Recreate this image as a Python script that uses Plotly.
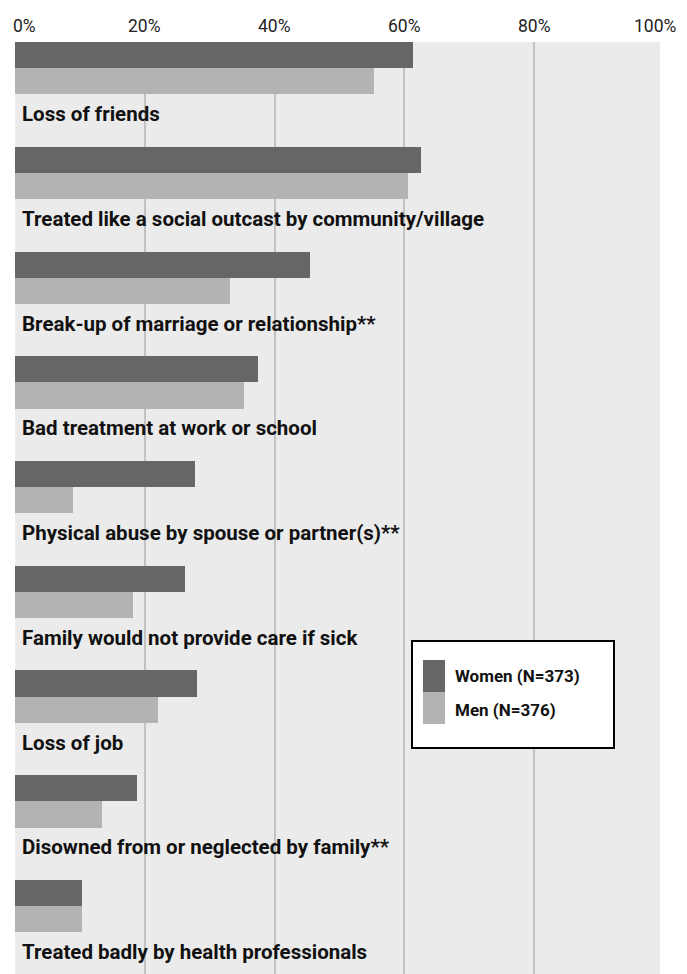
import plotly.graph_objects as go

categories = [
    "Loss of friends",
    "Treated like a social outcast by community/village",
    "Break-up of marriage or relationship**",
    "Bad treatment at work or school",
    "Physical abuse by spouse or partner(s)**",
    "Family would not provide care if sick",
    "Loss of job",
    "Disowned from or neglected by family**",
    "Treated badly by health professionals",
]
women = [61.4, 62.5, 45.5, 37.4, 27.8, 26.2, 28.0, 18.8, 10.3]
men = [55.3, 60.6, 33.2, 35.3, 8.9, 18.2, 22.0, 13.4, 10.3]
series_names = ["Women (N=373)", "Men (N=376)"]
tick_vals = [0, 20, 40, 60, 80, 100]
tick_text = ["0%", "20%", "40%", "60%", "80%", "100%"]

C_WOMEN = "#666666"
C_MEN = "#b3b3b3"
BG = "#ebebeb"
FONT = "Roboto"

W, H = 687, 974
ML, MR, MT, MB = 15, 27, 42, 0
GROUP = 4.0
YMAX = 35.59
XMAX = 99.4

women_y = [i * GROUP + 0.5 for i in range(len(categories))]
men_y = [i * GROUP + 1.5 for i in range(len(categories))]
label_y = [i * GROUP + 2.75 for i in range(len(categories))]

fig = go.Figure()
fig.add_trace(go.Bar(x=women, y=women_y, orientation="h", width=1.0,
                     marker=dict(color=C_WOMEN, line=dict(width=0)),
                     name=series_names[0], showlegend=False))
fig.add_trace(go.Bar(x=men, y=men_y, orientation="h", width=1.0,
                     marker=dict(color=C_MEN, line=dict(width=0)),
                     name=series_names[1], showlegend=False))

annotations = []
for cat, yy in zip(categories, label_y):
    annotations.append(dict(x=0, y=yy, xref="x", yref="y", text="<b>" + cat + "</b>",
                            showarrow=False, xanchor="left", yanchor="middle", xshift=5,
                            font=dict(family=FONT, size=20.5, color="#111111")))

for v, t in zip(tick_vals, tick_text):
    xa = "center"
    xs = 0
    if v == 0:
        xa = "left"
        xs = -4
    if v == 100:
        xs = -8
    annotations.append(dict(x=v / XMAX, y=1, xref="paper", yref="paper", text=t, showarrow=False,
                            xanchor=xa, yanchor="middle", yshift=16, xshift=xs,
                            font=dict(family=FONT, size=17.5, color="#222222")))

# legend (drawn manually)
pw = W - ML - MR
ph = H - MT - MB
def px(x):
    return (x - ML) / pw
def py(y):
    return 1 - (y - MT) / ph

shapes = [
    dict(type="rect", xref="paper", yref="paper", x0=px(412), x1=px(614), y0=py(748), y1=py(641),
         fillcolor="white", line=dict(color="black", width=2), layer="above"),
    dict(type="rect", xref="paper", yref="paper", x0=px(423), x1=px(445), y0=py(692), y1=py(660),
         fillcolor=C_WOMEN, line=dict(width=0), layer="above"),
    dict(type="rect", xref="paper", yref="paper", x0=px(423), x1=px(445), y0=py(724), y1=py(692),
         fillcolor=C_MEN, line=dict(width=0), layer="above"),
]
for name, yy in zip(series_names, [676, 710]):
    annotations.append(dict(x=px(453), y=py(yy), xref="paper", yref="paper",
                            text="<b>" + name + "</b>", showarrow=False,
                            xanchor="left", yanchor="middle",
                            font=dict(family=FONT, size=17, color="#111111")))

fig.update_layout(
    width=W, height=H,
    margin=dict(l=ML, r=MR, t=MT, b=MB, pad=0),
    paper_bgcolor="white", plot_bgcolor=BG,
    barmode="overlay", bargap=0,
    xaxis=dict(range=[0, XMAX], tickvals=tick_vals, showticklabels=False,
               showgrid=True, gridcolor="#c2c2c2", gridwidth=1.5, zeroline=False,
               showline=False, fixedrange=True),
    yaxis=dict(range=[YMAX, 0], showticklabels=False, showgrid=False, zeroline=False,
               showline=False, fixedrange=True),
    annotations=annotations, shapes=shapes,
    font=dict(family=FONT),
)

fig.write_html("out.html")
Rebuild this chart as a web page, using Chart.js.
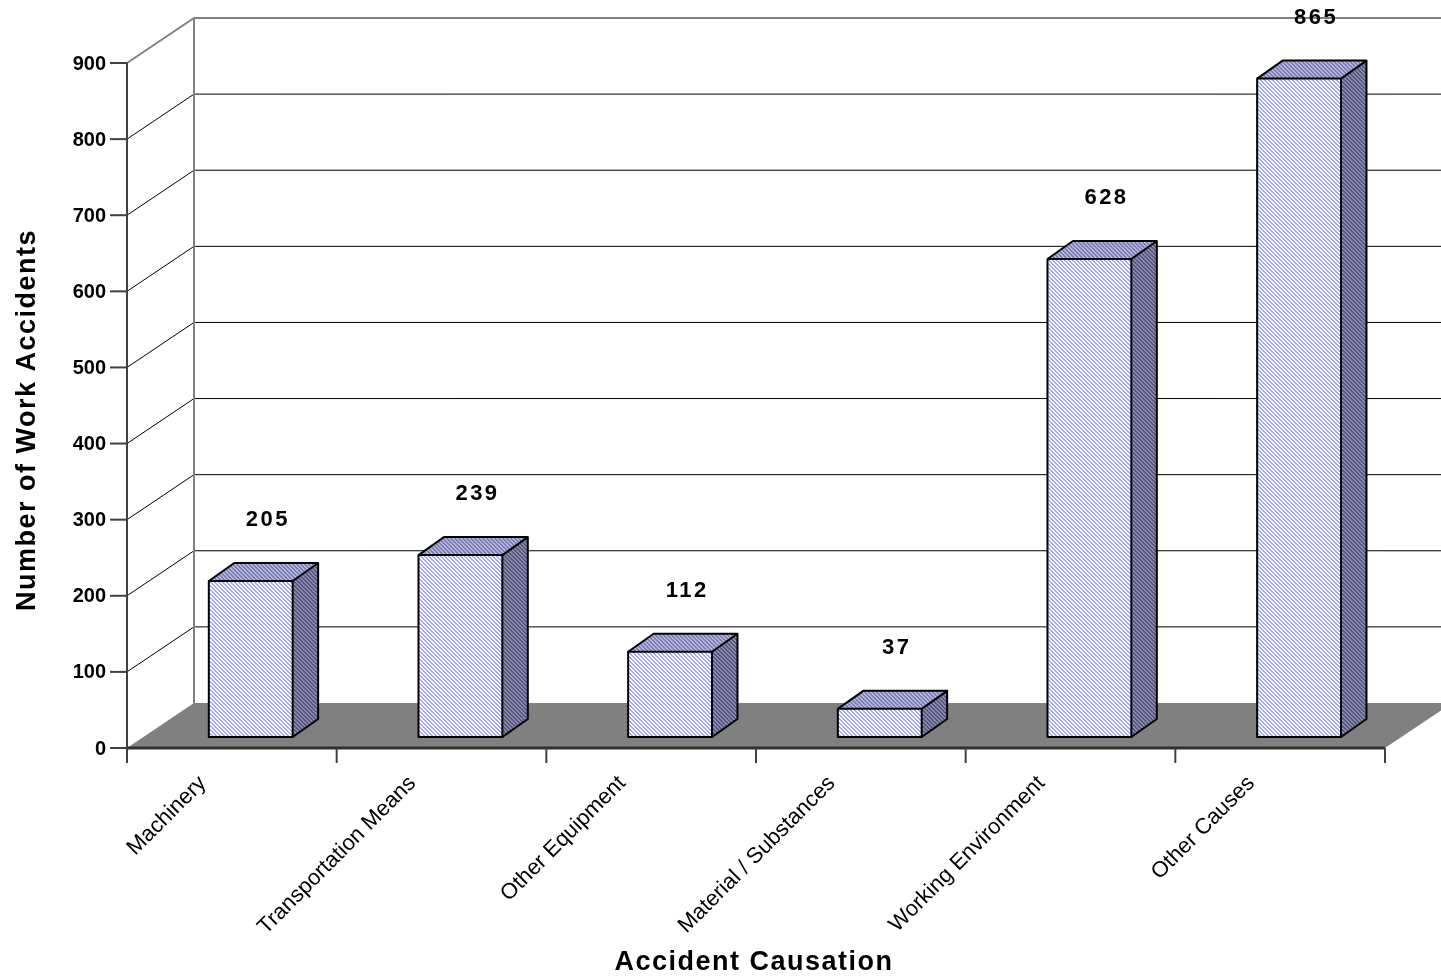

▸ GOAL
In your copy, repeat each record exactly and include no pictures.

▸ ANSWER TO THIS TASK
Recreate this image as a Python script that uses Plotly.
import plotly.graph_objects as go

categories = [
    "Loss of friends",
    "Treated like a social outcast by community/village",
    "Break-up of marriage or relationship**",
    "Bad treatment at work or school",
    "Physical abuse by spouse or partner(s)**",
    "Family would not provide care if sick",
    "Loss of job",
    "Disowned from or neglected by family**",
    "Treated badly by health professionals",
]
women = [61.4, 62.5, 45.5, 37.4, 27.8, 26.2, 28.0, 18.8, 10.3]
men = [55.3, 60.6, 33.2, 35.3, 8.9, 18.2, 22.0, 13.4, 10.3]
series_names = ["Women (N=373)", "Men (N=376)"]
tick_vals = [0, 20, 40, 60, 80, 100]
tick_text = ["0%", "20%", "40%", "60%", "80%", "100%"]

C_WOMEN = "#666666"
C_MEN = "#b3b3b3"
BG = "#ebebeb"
FONT = "Roboto"

W, H = 687, 974
ML, MR, MT, MB = 15, 27, 42, 0
GROUP = 4.0
YMAX = 35.59
XMAX = 99.4

women_y = [i * GROUP + 0.5 for i in range(len(categories))]
men_y = [i * GROUP + 1.5 for i in range(len(categories))]
label_y = [i * GROUP + 2.75 for i in range(len(categories))]

fig = go.Figure()
fig.add_trace(go.Bar(x=women, y=women_y, orientation="h", width=1.0,
                     marker=dict(color=C_WOMEN, line=dict(width=0)),
                     name=series_names[0], showlegend=False))
fig.add_trace(go.Bar(x=men, y=men_y, orientation="h", width=1.0,
                     marker=dict(color=C_MEN, line=dict(width=0)),
                     name=series_names[1], showlegend=False))

annotations = []
for cat, yy in zip(categories, label_y):
    annotations.append(dict(x=0, y=yy, xref="x", yref="y", text="<b>" + cat + "</b>",
                            showarrow=False, xanchor="left", yanchor="middle", xshift=5,
                            font=dict(family=FONT, size=20.5, color="#111111")))

for v, t in zip(tick_vals, tick_text):
    xa = "center"
    xs = 0
    if v == 0:
        xa = "left"
        xs = -4
    if v == 100:
        xs = -8
    annotations.append(dict(x=v / XMAX, y=1, xref="paper", yref="paper", text=t, showarrow=False,
                            xanchor=xa, yanchor="middle", yshift=16, xshift=xs,
                            font=dict(family=FONT, size=17.5, color="#222222")))

# legend (drawn manually)
pw = W - ML - MR
ph = H - MT - MB
def px(x):
    return (x - ML) / pw
def py(y):
    return 1 - (y - MT) / ph

shapes = [
    dict(type="rect", xref="paper", yref="paper", x0=px(412), x1=px(614), y0=py(748), y1=py(641),
         fillcolor="white", line=dict(color="black", width=2), layer="above"),
    dict(type="rect", xref="paper", yref="paper", x0=px(423), x1=px(445), y0=py(692), y1=py(660),
         fillcolor=C_WOMEN, line=dict(width=0), layer="above"),
    dict(type="rect", xref="paper", yref="paper", x0=px(423), x1=px(445), y0=py(724), y1=py(692),
         fillcolor=C_MEN, line=dict(width=0), layer="above"),
]
for name, yy in zip(series_names, [676, 710]):
    annotations.append(dict(x=px(453), y=py(yy), xref="paper", yref="paper",
                            text="<b>" + name + "</b>", showarrow=False,
                            xanchor="left", yanchor="middle",
                            font=dict(family=FONT, size=17, color="#111111")))

fig.update_layout(
    width=W, height=H,
    margin=dict(l=ML, r=MR, t=MT, b=MB, pad=0),
    paper_bgcolor="white", plot_bgcolor=BG,
    barmode="overlay", bargap=0,
    xaxis=dict(range=[0, XMAX], tickvals=tick_vals, showticklabels=False,
               showgrid=True, gridcolor="#c2c2c2", gridwidth=1.5, zeroline=False,
               showline=False, fixedrange=True),
    yaxis=dict(range=[YMAX, 0], showticklabels=False, showgrid=False, zeroline=False,
               showline=False, fixedrange=True),
    annotations=annotations, shapes=shapes,
    font=dict(family=FONT),
)

fig.write_html("out.html")
Rebuild this chart as a web page, using Chart.js.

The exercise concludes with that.